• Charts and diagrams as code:
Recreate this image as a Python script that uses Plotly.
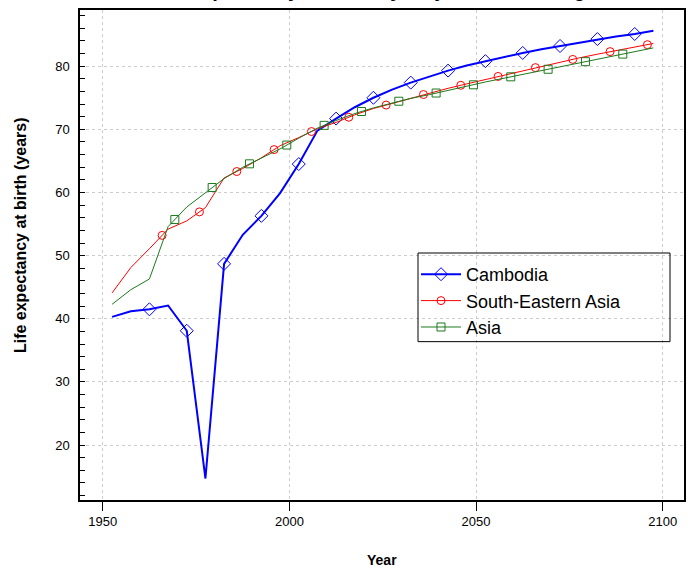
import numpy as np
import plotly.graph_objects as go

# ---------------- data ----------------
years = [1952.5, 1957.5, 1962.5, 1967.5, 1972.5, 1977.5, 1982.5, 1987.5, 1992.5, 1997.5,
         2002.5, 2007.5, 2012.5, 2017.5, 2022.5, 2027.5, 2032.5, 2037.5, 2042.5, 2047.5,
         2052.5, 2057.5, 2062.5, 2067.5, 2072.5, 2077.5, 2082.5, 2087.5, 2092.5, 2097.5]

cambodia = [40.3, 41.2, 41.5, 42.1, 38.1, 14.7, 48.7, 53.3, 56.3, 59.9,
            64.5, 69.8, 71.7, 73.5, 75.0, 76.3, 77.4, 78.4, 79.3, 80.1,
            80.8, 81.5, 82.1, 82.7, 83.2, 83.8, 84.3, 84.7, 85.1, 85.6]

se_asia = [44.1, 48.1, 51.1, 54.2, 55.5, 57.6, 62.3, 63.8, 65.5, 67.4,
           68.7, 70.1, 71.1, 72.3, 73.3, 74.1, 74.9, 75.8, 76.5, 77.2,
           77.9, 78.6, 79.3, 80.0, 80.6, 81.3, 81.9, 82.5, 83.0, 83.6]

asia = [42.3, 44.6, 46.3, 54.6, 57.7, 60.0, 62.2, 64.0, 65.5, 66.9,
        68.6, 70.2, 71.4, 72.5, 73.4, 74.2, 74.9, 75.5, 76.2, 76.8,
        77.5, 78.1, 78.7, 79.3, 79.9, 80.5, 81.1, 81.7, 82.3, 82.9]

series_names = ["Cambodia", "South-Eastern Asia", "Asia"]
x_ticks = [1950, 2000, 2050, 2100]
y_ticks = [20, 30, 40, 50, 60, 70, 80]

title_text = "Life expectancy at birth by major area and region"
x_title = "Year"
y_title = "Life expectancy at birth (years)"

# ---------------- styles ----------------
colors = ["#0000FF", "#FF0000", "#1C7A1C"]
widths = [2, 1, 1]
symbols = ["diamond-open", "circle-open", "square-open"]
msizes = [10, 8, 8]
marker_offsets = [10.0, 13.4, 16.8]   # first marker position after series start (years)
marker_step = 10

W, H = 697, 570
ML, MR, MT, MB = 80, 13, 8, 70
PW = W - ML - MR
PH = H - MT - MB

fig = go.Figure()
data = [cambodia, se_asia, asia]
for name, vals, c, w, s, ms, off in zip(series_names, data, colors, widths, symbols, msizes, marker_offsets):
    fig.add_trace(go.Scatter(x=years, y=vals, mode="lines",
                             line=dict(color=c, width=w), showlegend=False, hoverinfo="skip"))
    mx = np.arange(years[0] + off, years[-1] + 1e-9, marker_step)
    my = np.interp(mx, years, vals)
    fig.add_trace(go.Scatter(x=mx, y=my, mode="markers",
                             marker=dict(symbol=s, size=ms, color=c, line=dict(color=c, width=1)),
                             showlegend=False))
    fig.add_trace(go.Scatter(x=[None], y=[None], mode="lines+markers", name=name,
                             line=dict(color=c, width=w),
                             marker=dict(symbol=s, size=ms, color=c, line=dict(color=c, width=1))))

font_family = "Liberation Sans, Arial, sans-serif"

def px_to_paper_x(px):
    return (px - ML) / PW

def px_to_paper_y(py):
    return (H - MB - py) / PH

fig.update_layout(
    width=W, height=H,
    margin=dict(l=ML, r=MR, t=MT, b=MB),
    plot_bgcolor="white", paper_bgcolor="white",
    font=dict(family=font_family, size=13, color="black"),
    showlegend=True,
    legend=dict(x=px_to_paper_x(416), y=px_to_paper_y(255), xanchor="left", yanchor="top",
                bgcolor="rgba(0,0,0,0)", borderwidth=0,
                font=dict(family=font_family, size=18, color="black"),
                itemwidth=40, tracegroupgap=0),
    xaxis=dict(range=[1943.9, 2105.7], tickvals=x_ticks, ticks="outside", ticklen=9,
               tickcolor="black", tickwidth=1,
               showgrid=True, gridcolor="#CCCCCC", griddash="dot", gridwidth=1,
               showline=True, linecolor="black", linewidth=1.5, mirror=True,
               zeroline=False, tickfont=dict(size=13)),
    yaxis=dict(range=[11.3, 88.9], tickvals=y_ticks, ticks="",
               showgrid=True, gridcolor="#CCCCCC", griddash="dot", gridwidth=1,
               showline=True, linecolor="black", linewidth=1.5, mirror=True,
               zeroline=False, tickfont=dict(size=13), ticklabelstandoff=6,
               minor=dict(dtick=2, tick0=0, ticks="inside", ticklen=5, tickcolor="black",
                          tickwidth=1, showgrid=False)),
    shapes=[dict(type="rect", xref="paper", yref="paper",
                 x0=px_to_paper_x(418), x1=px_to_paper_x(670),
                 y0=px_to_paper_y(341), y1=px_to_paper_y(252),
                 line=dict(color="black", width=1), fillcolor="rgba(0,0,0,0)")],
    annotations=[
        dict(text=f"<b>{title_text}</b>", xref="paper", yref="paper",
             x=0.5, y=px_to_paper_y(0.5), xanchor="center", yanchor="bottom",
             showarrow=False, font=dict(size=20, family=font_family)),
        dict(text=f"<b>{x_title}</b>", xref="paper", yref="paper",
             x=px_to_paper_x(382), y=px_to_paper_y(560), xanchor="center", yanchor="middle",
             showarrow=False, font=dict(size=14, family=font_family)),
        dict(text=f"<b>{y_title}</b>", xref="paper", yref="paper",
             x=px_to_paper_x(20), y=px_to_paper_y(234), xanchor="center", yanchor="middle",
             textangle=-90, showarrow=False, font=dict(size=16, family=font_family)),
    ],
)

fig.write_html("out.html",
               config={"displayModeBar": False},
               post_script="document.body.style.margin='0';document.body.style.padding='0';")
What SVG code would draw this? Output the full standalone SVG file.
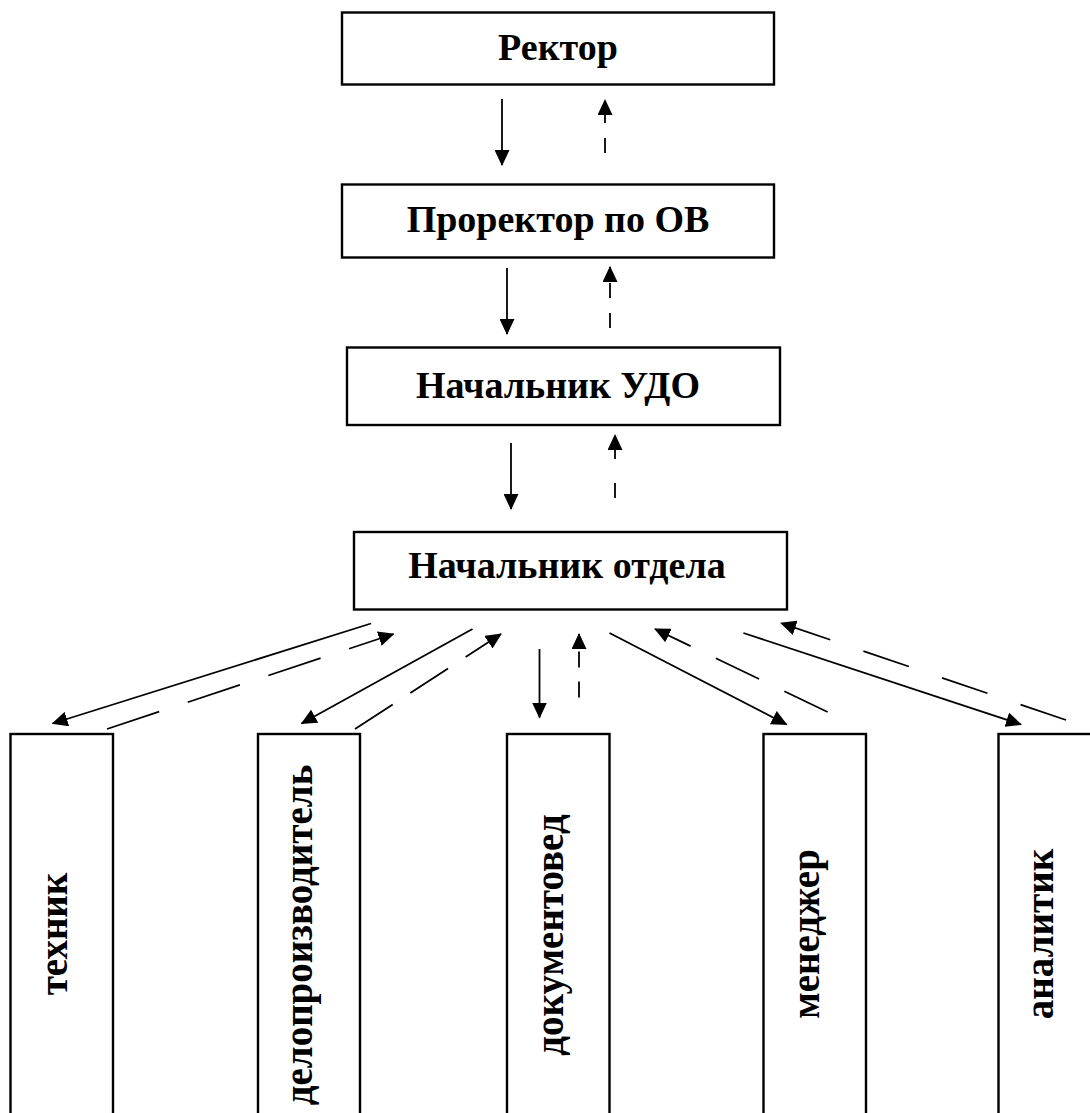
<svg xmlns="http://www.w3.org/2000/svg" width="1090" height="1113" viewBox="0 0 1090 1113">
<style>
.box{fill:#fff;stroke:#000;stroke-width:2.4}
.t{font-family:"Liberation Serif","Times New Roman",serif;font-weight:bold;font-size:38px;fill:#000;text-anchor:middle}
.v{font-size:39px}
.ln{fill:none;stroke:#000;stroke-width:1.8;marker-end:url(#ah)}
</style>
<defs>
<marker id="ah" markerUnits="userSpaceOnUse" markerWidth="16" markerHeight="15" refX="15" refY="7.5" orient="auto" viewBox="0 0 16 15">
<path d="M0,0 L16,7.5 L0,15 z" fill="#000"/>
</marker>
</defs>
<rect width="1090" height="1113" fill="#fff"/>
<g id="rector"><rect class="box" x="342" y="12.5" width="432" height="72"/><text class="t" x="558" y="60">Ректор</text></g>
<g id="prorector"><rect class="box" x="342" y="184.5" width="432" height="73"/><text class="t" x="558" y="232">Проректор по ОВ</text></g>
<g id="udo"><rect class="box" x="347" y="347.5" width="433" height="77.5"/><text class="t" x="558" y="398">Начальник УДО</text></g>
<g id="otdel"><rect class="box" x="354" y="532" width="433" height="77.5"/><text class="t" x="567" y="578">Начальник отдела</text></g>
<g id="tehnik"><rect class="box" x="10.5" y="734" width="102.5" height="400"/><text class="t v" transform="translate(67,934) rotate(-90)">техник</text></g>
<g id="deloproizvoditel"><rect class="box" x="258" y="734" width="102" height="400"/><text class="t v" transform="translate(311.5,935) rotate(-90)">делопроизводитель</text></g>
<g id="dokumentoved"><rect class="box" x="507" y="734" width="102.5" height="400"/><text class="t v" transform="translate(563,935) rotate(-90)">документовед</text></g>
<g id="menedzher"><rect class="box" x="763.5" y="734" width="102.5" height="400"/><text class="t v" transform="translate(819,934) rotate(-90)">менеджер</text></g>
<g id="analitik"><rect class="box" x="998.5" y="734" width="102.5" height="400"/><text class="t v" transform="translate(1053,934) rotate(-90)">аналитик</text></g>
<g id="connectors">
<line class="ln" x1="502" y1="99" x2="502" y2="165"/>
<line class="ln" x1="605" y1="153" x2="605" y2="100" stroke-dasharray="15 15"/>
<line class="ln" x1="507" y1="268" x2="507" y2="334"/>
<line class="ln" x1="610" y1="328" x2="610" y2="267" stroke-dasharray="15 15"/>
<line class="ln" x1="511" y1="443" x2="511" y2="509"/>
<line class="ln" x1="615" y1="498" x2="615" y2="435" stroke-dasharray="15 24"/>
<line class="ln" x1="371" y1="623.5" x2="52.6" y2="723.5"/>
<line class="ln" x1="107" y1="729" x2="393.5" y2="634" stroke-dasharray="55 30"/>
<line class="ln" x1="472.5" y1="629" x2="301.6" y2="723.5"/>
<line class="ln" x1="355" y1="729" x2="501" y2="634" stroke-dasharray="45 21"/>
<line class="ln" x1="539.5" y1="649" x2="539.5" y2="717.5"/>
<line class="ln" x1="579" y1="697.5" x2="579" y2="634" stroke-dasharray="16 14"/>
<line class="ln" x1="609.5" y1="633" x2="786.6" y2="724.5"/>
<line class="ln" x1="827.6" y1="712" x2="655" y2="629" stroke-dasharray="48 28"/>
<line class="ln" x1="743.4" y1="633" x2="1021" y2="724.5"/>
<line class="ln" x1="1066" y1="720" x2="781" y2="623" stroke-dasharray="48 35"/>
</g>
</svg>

• REQUIREMENTS:
Go through the material above and count the lines that contain "this"; give that number alone.

• REPLY TO THE TASK:
2